Jeff DeSart and Amy Sadler know a lot about energy efficiency. In this Q&A, the Duke Energy regional products and services managers offer tips on choosing the right lightbulbs for your home.
We heard a lot about the phase-out of incandescent lightbulbs legislation years ago. What’s the latest?
Amy: Though commonly referred to as a “phase-out,” that federal legislation, called the Energy Independence and Security Act, only sets a minimum efficiency rating for lights. The act is now in full effect, but customers still have many lighting options to choose from.
Interestingly, some traditional incandescent bulbs are still on retailers’ shelves. Some others are exempt from the act, like “rough service” (bulbs that can take rough treatment) and three-way bulbs. They’re still manufactured and widely available.
With so many lightbulbs to choose from, what’s the best way to select the right one?
Amy: All bulbs have a Lighting Facts label on the packaging, which helps immensely when comparing options. Look for the bulb shape you need, like candle, globe, A-line or reflector. Then find the lumen output, or the amount of light a bulb produces, that you need. The option that provides the right amount of light using the least amount of energy – measured in watts – is the most efficient option for you.
The Lighting Facts label will also tell you how much the bulb will cost you in a year. The bulb’s yearly operating cost is as important to consider as its price.
We all know compact fluorescent bulbs, known as CFLs, are more energy- efficient than incandescent bulbs. But, aesthetically, these bulbs have left a lot to be desired. Have manufacturers perfected the color and shape in recent years?

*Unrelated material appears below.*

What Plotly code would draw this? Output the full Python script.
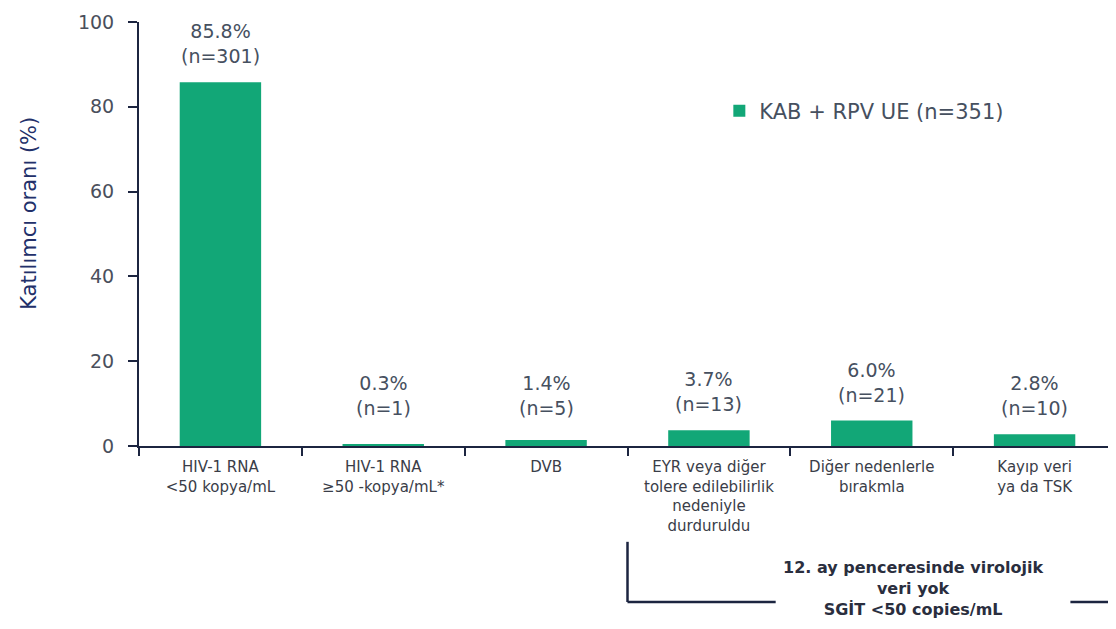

Amy: Yes! CFLs have improved greatly in the past few years. They come in a variety of color temperatures, from warm to cool, and have much quicker startup times. There are also covered options if you don’t like to see the twist or spiral shape.
Though manufacturers have reduced the amount of mercury in the bulbs, it’s still critical to recycle all CFLs. All The Home Depot and Lowe’s Home Improvement stores offer free recycling to their customers. You’ll see a freestanding kiosk at the front of the store for collection.
Save on bulbs
Find out more about energy-efficient lighting and the company’s lightbulb offers at the link below. Please note the Duke Energy Savings Store is unavailable to customers in Florida and those served by Duke Energy Progress in the Carolinas. Bulb offers and discounts vary by state.
How much money can the average customer save by switching to energy-efficient lighting, such as CFLs and LED (light-emitting diode) lighting?
Jeff: The savings depend on lots of factors, like how many bulbs you use and what bulb types you replace them with. Let’s look at the standard for efficiency, the 13-watt CFL spiral bulb. While providing similar lumens to a 60-watt incandescent bulb, the CFL saves 47 watts per hour over the 60-watt incandescent. That’s significant.
OK, bear with me for the math. People use bulbs about three hours a day, on average. So multiply three hours by 365 days. That’s 1,095 hours per year. Now multiply that by the 47 watts per hour of the bulb and you get 51,465 watts per year, or 51 kilowatts per year.
At a rate of 10 cents per kilowatt-hour, you can save about $5 per year per bulb. A home typically has between 35 and 60 light sockets. On the low end, that translates into about $175 per year in savings. Also, keep in mind that a 13-watt CFL lasts about 10,000 hours while the incandescent lasts about 1,000 hours.
So, you save the equivalent cost of buying 35 incandescent bulbs plus the $47 of energy cost savings over the life of one bulb.
Will LEDs overtake CFLs as the standard for energy efficiency?
Jeff: Most definitely, we’re already seeing LEDs take over the market. In fact, my models predict that we won’t have any CFLs on the Duke Energy Savings Store (Duke’s online lightbulb store for customers in some service areas) by 2017. Up until mid-2014, LED sales only made up 6 percent of total sales. But we saw that prices were coming down drastically and predicted that would change in 2015. Last year, LEDs made up 78 percent of our sales. This tells you just how dramatically LEDs are taking over the energy-efficient bulb market. And with recent improvements, LEDs feel more like natural light than fluorescent lighting.